Source excerpt -
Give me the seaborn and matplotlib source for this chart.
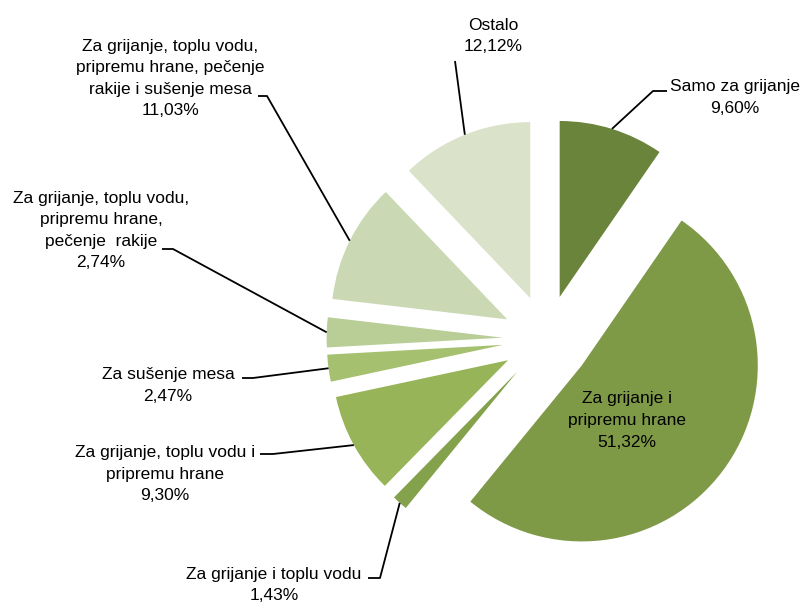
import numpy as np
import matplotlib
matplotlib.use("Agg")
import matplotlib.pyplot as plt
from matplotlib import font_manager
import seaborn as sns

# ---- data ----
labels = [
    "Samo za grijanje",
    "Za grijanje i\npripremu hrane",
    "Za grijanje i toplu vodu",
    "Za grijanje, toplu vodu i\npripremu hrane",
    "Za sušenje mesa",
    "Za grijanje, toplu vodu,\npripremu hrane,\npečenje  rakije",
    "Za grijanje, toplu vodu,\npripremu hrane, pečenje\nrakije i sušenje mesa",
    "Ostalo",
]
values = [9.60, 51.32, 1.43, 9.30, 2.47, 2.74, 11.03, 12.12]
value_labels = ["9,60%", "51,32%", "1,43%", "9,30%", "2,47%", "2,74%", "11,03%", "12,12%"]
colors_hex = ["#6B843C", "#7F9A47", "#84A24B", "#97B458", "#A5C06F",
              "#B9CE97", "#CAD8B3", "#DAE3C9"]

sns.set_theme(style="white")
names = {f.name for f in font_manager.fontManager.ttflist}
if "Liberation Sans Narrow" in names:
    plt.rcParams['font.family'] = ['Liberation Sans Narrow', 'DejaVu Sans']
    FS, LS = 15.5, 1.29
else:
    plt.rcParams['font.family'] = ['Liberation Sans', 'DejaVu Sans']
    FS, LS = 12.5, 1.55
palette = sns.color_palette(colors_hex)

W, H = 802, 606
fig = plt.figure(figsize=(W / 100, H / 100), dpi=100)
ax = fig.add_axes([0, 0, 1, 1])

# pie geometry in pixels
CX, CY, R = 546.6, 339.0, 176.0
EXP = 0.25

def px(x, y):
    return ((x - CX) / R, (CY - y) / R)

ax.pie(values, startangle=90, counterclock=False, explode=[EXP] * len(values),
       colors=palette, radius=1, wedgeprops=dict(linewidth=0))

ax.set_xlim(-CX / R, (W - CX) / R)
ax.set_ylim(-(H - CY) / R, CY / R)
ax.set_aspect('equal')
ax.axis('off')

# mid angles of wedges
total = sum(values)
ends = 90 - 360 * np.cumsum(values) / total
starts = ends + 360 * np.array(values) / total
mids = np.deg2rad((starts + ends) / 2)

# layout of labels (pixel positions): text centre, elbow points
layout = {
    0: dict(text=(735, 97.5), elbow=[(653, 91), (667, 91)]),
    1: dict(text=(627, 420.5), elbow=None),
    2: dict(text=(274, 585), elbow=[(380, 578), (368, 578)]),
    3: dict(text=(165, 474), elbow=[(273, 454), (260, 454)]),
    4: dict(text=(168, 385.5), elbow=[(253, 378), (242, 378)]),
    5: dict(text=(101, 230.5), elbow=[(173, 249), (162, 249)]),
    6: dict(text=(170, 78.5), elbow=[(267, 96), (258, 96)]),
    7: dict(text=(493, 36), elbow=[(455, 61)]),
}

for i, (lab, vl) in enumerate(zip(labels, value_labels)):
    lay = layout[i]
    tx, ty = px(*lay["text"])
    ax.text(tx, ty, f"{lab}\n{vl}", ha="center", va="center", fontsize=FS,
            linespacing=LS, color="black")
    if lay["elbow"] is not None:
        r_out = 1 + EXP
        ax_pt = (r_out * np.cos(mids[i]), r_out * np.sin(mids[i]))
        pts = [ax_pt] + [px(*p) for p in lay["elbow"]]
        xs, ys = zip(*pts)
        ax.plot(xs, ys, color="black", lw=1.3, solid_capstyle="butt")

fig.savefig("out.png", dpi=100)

Task statement -
Omit the pictures, then repeat exactly each line from the beginning of the listing through the line with "ax.axis('off')".

Response -
Give me the seaborn and matplotlib source for this chart.
import numpy as np
import matplotlib
matplotlib.use("Agg")
import matplotlib.pyplot as plt
from matplotlib import font_manager
import seaborn as sns

# ---- data ----
labels = [
    "Samo za grijanje",
    "Za grijanje i\npripremu hrane",
    "Za grijanje i toplu vodu",
    "Za grijanje, toplu vodu i\npripremu hrane",
    "Za sušenje mesa",
    "Za grijanje, toplu vodu,\npripremu hrane,\npečenje  rakije",
    "Za grijanje, toplu vodu,\npripremu hrane, pečenje\nrakije i sušenje mesa",
    "Ostalo",
]
values = [9.60, 51.32, 1.43, 9.30, 2.47, 2.74, 11.03, 12.12]
value_labels = ["9,60%", "51,32%", "1,43%", "9,30%", "2,47%", "2,74%", "11,03%", "12,12%"]
colors_hex = ["#6B843C", "#7F9A47", "#84A24B", "#97B458", "#A5C06F",
              "#B9CE97", "#CAD8B3", "#DAE3C9"]

sns.set_theme(style="white")
names = {f.name for f in font_manager.fontManager.ttflist}
if "Liberation Sans Narrow" in names:
    plt.rcParams['font.family'] = ['Liberation Sans Narrow', 'DejaVu Sans']
    FS, LS = 15.5, 1.29
else:
    plt.rcParams['font.family'] = ['Liberation Sans', 'DejaVu Sans']
    FS, LS = 12.5, 1.55
palette = sns.color_palette(colors_hex)

W, H = 802, 606
fig = plt.figure(figsize=(W / 100, H / 100), dpi=100)
ax = fig.add_axes([0, 0, 1, 1])

# pie geometry in pixels
CX, CY, R = 546.6, 339.0, 176.0
EXP = 0.25

def px(x, y):
    return ((x - CX) / R, (CY - y) / R)

ax.pie(values, startangle=90, counterclock=False, explode=[EXP] * len(values),
       colors=palette, radius=1, wedgeprops=dict(linewidth=0))

ax.set_xlim(-CX / R, (W - CX) / R)
ax.set_ylim(-(H - CY) / R, CY / R)
ax.set_aspect('equal')
ax.axis('off')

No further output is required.